*GOAL OF THE EXERCISE*
Both the line containing "Clone this chart in Chart.js." and the line containing "const gridColor = '#EBEBEB';" are to be reproduced exactly, along with every line between them, and nothing more.

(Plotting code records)
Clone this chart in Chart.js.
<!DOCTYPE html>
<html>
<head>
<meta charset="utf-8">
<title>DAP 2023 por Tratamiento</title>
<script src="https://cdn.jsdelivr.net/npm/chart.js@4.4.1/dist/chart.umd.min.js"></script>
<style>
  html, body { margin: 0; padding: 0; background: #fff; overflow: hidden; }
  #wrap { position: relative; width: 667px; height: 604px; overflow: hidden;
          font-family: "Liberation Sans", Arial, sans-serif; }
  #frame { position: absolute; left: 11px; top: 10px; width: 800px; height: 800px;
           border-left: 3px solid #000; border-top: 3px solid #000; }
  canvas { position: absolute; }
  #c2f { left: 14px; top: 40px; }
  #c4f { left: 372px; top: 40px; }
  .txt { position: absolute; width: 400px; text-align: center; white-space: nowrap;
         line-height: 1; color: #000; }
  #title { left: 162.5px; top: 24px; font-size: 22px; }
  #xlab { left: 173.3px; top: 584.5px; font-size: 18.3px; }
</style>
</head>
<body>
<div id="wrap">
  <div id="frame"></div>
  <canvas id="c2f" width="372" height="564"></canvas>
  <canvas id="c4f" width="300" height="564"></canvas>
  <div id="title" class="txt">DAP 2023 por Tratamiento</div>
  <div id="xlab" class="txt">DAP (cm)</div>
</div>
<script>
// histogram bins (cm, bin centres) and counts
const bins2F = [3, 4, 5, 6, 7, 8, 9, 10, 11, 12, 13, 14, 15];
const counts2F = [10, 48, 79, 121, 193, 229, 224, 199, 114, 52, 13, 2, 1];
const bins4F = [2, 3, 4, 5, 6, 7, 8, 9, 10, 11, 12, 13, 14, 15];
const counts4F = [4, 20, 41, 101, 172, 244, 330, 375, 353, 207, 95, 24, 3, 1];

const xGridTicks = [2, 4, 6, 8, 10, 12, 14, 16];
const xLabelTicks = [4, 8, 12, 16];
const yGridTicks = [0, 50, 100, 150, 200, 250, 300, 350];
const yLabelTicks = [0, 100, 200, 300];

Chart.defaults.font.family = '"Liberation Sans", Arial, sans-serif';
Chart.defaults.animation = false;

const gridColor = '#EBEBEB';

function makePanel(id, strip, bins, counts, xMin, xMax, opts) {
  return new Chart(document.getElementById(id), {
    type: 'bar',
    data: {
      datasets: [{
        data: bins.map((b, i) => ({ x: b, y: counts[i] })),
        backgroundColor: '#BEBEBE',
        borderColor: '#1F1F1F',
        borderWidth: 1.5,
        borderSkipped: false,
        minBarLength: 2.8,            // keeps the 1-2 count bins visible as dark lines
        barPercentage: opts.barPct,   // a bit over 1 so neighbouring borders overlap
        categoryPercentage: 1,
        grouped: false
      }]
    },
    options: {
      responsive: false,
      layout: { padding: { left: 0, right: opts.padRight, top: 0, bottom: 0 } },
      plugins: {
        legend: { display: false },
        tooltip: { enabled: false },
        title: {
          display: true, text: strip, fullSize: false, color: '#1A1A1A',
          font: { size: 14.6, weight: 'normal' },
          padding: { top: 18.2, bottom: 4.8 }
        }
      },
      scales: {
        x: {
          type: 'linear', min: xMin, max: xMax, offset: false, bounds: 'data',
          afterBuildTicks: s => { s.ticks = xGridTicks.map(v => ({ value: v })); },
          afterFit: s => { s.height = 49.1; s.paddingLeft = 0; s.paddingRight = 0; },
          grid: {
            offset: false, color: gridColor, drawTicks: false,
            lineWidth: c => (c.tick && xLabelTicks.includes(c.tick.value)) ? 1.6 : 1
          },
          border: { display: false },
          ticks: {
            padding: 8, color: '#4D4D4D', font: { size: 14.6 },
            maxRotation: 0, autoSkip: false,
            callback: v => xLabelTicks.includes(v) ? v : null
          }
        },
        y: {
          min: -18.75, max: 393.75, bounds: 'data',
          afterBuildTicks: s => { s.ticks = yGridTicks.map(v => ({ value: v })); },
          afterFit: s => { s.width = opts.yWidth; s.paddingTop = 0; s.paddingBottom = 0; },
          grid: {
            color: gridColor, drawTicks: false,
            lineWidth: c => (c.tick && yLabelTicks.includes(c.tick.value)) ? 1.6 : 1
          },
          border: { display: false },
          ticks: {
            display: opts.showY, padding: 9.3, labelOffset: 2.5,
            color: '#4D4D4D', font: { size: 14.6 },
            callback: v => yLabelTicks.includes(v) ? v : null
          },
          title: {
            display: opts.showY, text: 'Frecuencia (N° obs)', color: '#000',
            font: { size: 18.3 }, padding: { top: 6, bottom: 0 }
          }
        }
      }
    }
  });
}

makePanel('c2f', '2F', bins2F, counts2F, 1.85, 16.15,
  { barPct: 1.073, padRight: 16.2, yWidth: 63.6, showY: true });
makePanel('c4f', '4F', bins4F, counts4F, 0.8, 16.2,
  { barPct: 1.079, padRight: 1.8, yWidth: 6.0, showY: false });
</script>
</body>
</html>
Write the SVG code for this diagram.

...

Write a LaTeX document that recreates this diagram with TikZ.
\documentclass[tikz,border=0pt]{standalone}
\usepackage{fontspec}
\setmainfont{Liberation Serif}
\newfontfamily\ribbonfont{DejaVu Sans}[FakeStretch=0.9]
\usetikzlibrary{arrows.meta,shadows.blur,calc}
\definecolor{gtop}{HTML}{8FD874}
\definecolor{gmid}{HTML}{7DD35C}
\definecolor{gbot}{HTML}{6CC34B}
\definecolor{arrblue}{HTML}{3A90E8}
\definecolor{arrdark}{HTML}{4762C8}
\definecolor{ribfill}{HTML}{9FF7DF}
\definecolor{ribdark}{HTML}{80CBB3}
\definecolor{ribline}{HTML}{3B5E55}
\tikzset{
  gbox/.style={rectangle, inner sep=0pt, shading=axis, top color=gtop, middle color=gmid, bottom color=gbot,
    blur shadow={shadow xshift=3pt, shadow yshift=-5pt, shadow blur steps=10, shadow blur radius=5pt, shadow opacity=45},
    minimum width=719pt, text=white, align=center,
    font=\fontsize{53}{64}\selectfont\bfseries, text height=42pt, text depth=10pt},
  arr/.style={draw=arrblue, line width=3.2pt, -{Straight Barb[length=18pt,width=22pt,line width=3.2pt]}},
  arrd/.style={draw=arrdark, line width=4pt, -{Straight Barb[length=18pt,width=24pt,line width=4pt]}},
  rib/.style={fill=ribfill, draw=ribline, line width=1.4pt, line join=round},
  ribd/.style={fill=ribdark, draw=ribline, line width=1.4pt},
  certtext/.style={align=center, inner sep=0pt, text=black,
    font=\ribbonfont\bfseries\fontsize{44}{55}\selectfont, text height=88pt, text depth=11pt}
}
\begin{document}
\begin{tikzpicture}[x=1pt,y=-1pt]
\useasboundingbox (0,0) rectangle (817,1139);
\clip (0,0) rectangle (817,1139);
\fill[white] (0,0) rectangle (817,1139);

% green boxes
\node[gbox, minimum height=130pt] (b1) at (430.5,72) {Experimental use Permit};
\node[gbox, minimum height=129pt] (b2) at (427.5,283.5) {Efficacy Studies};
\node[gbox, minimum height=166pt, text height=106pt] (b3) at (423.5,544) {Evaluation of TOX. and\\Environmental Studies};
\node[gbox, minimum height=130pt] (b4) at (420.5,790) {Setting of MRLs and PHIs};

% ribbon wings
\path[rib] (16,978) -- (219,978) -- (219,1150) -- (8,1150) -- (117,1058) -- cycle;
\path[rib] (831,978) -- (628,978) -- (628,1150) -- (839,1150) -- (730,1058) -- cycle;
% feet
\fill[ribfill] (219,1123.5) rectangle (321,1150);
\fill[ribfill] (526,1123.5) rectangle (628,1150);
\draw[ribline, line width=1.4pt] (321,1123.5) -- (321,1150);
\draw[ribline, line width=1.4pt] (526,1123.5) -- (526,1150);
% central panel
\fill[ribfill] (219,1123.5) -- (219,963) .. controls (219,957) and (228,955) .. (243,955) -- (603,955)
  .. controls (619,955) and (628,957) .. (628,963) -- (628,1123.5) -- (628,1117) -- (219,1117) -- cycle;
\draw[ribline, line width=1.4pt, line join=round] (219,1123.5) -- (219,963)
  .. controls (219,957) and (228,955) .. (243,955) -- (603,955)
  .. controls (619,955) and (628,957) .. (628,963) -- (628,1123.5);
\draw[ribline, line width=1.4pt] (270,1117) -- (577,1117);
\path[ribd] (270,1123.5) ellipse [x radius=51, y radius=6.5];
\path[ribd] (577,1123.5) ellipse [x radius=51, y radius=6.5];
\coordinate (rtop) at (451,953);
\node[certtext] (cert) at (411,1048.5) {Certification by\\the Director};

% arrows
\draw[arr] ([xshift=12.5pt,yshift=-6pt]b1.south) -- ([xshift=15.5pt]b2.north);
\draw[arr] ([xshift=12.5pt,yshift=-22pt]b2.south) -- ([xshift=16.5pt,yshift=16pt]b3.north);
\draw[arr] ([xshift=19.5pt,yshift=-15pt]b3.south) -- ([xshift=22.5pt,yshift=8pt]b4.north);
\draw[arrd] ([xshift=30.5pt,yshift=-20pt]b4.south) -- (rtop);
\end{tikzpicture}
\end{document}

*PROBLEM SOLUTION*
Clone this chart in Chart.js.
<!DOCTYPE html>
<html>
<head>
<meta charset="utf-8">
<title>DAP 2023 por Tratamiento</title>
<script src="https://cdn.jsdelivr.net/npm/chart.js@4.4.1/dist/chart.umd.min.js"></script>
<style>
  html, body { margin: 0; padding: 0; background: #fff; overflow: hidden; }
  #wrap { position: relative; width: 667px; height: 604px; overflow: hidden;
          font-family: "Liberation Sans", Arial, sans-serif; }
  #frame { position: absolute; left: 11px; top: 10px; width: 800px; height: 800px;
           border-left: 3px solid #000; border-top: 3px solid #000; }
  canvas { position: absolute; }
  #c2f { left: 14px; top: 40px; }
  #c4f { left: 372px; top: 40px; }
  .txt { position: absolute; width: 400px; text-align: center; white-space: nowrap;
         line-height: 1; color: #000; }
  #title { left: 162.5px; top: 24px; font-size: 22px; }
  #xlab { left: 173.3px; top: 584.5px; font-size: 18.3px; }
</style>
</head>
<body>
<div id="wrap">
  <div id="frame"></div>
  <canvas id="c2f" width="372" height="564"></canvas>
  <canvas id="c4f" width="300" height="564"></canvas>
  <div id="title" class="txt">DAP 2023 por Tratamiento</div>
  <div id="xlab" class="txt">DAP (cm)</div>
</div>
<script>
// histogram bins (cm, bin centres) and counts
const bins2F = [3, 4, 5, 6, 7, 8, 9, 10, 11, 12, 13, 14, 15];
const counts2F = [10, 48, 79, 121, 193, 229, 224, 199, 114, 52, 13, 2, 1];
const bins4F = [2, 3, 4, 5, 6, 7, 8, 9, 10, 11, 12, 13, 14, 15];
const counts4F = [4, 20, 41, 101, 172, 244, 330, 375, 353, 207, 95, 24, 3, 1];

const xGridTicks = [2, 4, 6, 8, 10, 12, 14, 16];
const xLabelTicks = [4, 8, 12, 16];
const yGridTicks = [0, 50, 100, 150, 200, 250, 300, 350];
const yLabelTicks = [0, 100, 200, 300];

Chart.defaults.font.family = '"Liberation Sans", Arial, sans-serif';
Chart.defaults.animation = false;

const gridColor = '#EBEBEB';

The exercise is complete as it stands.